:: Data to process
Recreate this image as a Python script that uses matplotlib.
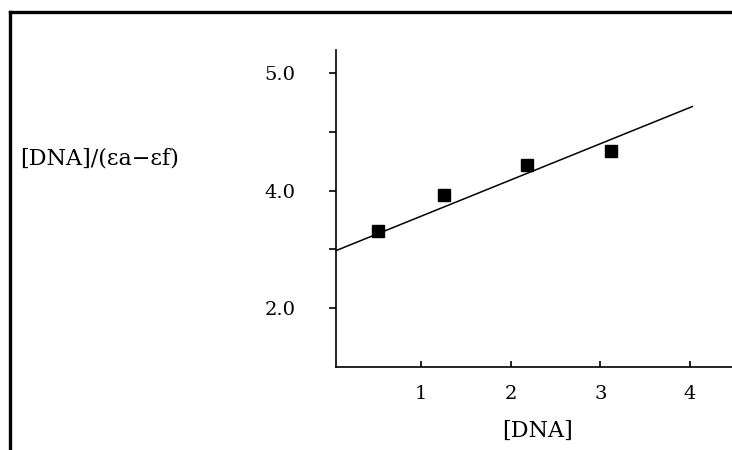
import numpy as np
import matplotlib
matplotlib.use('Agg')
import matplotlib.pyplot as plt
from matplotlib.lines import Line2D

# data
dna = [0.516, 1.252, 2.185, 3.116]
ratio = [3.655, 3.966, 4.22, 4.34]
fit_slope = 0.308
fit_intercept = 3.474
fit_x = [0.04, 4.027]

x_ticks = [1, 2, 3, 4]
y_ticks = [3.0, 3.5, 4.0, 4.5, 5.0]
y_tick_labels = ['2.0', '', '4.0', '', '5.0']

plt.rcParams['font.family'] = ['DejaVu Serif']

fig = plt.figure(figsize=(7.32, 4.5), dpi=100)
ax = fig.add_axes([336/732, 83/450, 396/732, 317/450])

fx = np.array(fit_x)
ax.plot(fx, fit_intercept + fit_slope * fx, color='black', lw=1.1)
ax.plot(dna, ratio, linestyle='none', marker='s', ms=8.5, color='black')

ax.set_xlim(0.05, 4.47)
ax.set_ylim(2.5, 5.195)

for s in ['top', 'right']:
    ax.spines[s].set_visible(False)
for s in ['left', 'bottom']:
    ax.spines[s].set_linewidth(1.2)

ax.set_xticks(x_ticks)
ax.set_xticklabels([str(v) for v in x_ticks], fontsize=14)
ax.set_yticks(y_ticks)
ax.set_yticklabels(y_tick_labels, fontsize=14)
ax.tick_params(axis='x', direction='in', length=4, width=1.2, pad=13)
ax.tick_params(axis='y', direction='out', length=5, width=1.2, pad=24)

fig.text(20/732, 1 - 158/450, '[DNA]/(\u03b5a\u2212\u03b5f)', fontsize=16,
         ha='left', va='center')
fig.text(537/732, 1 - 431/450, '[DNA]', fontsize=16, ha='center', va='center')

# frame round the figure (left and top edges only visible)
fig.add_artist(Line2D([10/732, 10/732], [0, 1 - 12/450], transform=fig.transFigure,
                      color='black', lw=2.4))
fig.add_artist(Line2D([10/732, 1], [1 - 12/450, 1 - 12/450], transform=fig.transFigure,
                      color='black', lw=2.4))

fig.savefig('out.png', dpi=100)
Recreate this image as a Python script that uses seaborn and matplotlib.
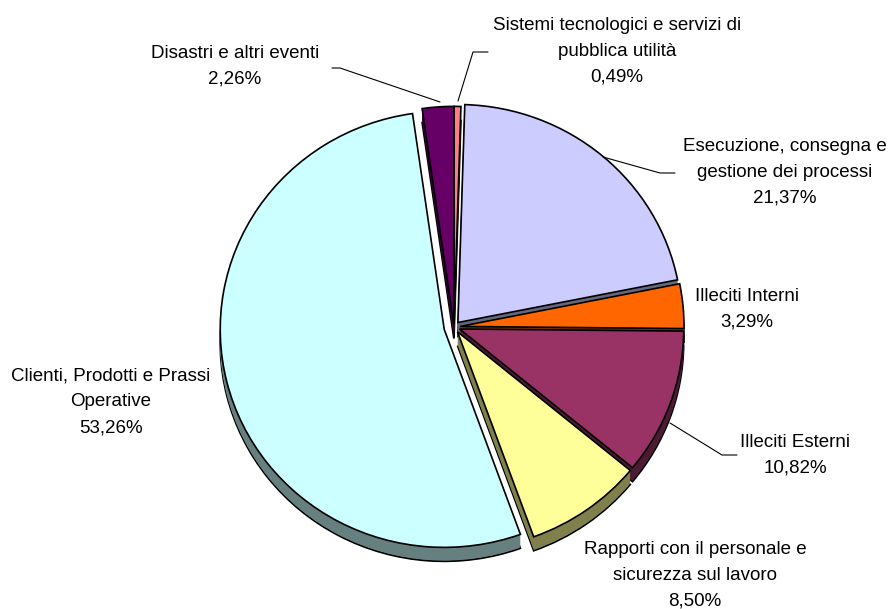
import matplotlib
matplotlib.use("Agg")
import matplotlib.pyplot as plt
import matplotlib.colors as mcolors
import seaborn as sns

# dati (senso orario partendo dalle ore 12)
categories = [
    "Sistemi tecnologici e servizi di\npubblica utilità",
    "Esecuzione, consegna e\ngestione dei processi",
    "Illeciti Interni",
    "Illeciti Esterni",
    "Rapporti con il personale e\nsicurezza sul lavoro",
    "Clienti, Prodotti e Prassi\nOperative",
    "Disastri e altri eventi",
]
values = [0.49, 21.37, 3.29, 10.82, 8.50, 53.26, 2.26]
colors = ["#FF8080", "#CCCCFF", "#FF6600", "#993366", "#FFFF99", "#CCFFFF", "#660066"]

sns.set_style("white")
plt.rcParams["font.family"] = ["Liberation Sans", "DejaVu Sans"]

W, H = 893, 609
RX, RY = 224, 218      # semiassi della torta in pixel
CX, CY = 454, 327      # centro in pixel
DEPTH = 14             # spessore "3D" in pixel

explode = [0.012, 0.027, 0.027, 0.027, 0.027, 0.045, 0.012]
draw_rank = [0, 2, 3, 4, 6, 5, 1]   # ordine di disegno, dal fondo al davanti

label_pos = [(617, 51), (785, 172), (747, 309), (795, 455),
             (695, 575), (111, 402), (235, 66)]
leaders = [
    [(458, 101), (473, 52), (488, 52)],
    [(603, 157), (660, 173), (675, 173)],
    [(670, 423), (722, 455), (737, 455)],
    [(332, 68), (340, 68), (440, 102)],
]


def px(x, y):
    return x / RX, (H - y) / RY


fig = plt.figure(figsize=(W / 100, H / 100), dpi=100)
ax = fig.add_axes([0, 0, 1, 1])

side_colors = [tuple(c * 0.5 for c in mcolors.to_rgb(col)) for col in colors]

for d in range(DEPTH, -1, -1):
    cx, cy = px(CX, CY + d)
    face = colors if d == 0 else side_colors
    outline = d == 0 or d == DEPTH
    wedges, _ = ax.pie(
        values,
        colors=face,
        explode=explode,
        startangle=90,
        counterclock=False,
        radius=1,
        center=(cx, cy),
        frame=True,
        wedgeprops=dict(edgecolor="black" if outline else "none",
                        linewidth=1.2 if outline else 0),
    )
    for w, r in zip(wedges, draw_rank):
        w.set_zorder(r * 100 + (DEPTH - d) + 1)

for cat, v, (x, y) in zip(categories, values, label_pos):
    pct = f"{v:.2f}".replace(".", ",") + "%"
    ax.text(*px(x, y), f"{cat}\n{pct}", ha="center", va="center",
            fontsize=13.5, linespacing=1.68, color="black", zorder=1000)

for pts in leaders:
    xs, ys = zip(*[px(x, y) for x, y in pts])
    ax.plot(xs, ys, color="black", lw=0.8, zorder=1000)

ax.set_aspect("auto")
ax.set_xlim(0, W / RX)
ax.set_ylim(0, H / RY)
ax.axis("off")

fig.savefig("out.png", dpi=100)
::::
* [What this task involves]: Extract all the data above exactly, excluding every picture.

* [Complete response]:
Recreate this image as a Python script that uses matplotlib.
import numpy as np
import matplotlib
matplotlib.use('Agg')
import matplotlib.pyplot as plt
from matplotlib.lines import Line2D

# data
dna = [0.516, 1.252, 2.185, 3.116]
ratio = [3.655, 3.966, 4.22, 4.34]
fit_slope = 0.308
fit_intercept = 3.474
fit_x = [0.04, 4.027]

x_ticks = [1, 2, 3, 4]
y_ticks = [3.0, 3.5, 4.0, 4.5, 5.0]
y_tick_labels = ['2.0', '', '4.0', '', '5.0']

plt.rcParams['font.family'] = ['DejaVu Serif']

fig = plt.figure(figsize=(7.32, 4.5), dpi=100)
ax = fig.add_axes([336/732, 83/450, 396/732, 317/450])

fx = np.array(fit_x)
ax.plot(fx, fit_intercept + fit_slope * fx, color='black', lw=1.1)
ax.plot(dna, ratio, linestyle='none', marker='s', ms=8.5, color='black')

ax.set_xlim(0.05, 4.47)
ax.set_ylim(2.5, 5.195)

for s in ['top', 'right']:
    ax.spines[s].set_visible(False)
for s in ['left', 'bottom']:
    ax.spines[s].set_linewidth(1.2)

ax.set_xticks(x_ticks)
ax.set_xticklabels([str(v) for v in x_ticks], fontsize=14)
ax.set_yticks(y_ticks)
ax.set_yticklabels(y_tick_labels, fontsize=14)
ax.tick_params(axis='x', direction='in', length=4, width=1.2, pad=13)
ax.tick_params(axis='y', direction='out', length=5, width=1.2, pad=24)

fig.text(20/732, 1 - 158/450, '[DNA]/(\u03b5a\u2212\u03b5f)', fontsize=16,
         ha='left', va='center')
fig.text(537/732, 1 - 431/450, '[DNA]', fontsize=16, ha='center', va='center')

# frame round the figure (left and top edges only visible)
fig.add_artist(Line2D([10/732, 10/732], [0, 1 - 12/450], transform=fig.transFigure,
                      color='black', lw=2.4))
fig.add_artist(Line2D([10/732, 1], [1 - 12/450, 1 - 12/450], transform=fig.transFigure,
                      color='black', lw=2.4))

fig.savefig('out.png', dpi=100)
Recreate this image as a Python script that uses seaborn and matplotlib.
import matplotlib
matplotlib.use("Agg")
import matplotlib.pyplot as plt
import matplotlib.colors as mcolors
import seaborn as sns

# dati (senso orario partendo dalle ore 12)
categories = [
    "Sistemi tecnologici e servizi di\npubblica utilità",
    "Esecuzione, consegna e\ngestione dei processi",
    "Illeciti Interni",
    "Illeciti Esterni",
    "Rapporti con il personale e\nsicurezza sul lavoro",
    "Clienti, Prodotti e Prassi\nOperative",
    "Disastri e altri eventi",
]
values = [0.49, 21.37, 3.29, 10.82, 8.50, 53.26, 2.26]
colors = ["#FF8080", "#CCCCFF", "#FF6600", "#993366", "#FFFF99", "#CCFFFF", "#660066"]

sns.set_style("white")
plt.rcParams["font.family"] = ["Liberation Sans", "DejaVu Sans"]

W, H = 893, 609
RX, RY = 224, 218      # semiassi della torta in pixel
CX, CY = 454, 327      # centro in pixel
DEPTH = 14             # spessore "3D" in pixel

explode = [0.012, 0.027, 0.027, 0.027, 0.027, 0.045, 0.012]
draw_rank = [0, 2, 3, 4, 6, 5, 1]   # ordine di disegno, dal fondo al davanti

label_pos = [(617, 51), (785, 172), (747, 309), (795, 455),
             (695, 575), (111, 402), (235, 66)]
leaders = [
    [(458, 101), (473, 52), (488, 52)],
    [(603, 157), (660, 173), (675, 173)],
    [(670, 423), (722, 455), (737, 455)],
    [(332, 68), (340, 68), (440, 102)],
]


def px(x, y):
    return x / RX, (H - y) / RY


fig = plt.figure(figsize=(W / 100, H / 100), dpi=100)
ax = fig.add_axes([0, 0, 1, 1])

side_colors = [tuple(c * 0.5 for c in mcolors.to_rgb(col)) for col in colors]

for d in range(DEPTH, -1, -1):
    cx, cy = px(CX, CY + d)
    face = colors if d == 0 else side_colors
    outline = d == 0 or d == DEPTH
    wedges, _ = ax.pie(
        values,
        colors=face,
        explode=explode,
        startangle=90,
        counterclock=False,
        radius=1,
        center=(cx, cy),
        frame=True,
        wedgeprops=dict(edgecolor="black" if outline else "none",
                        linewidth=1.2 if outline else 0),
    )
    for w, r in zip(wedges, draw_rank):
        w.set_zorder(r * 100 + (DEPTH - d) + 1)

for cat, v, (x, y) in zip(categories, values, label_pos):
    pct = f"{v:.2f}".replace(".", ",") + "%"
    ax.text(*px(x, y), f"{cat}\n{pct}", ha="center", va="center",
            fontsize=13.5, linespacing=1.68, color="black", zorder=1000)

for pts in leaders:
    xs, ys = zip(*[px(x, y) for x, y in pts])
    ax.plot(xs, ys, color="black", lw=0.8, zorder=1000)

ax.set_aspect("auto")
ax.set_xlim(0, W / RX)
ax.set_ylim(0, H / RY)
ax.axis("off")

fig.savefig("out.png", dpi=100)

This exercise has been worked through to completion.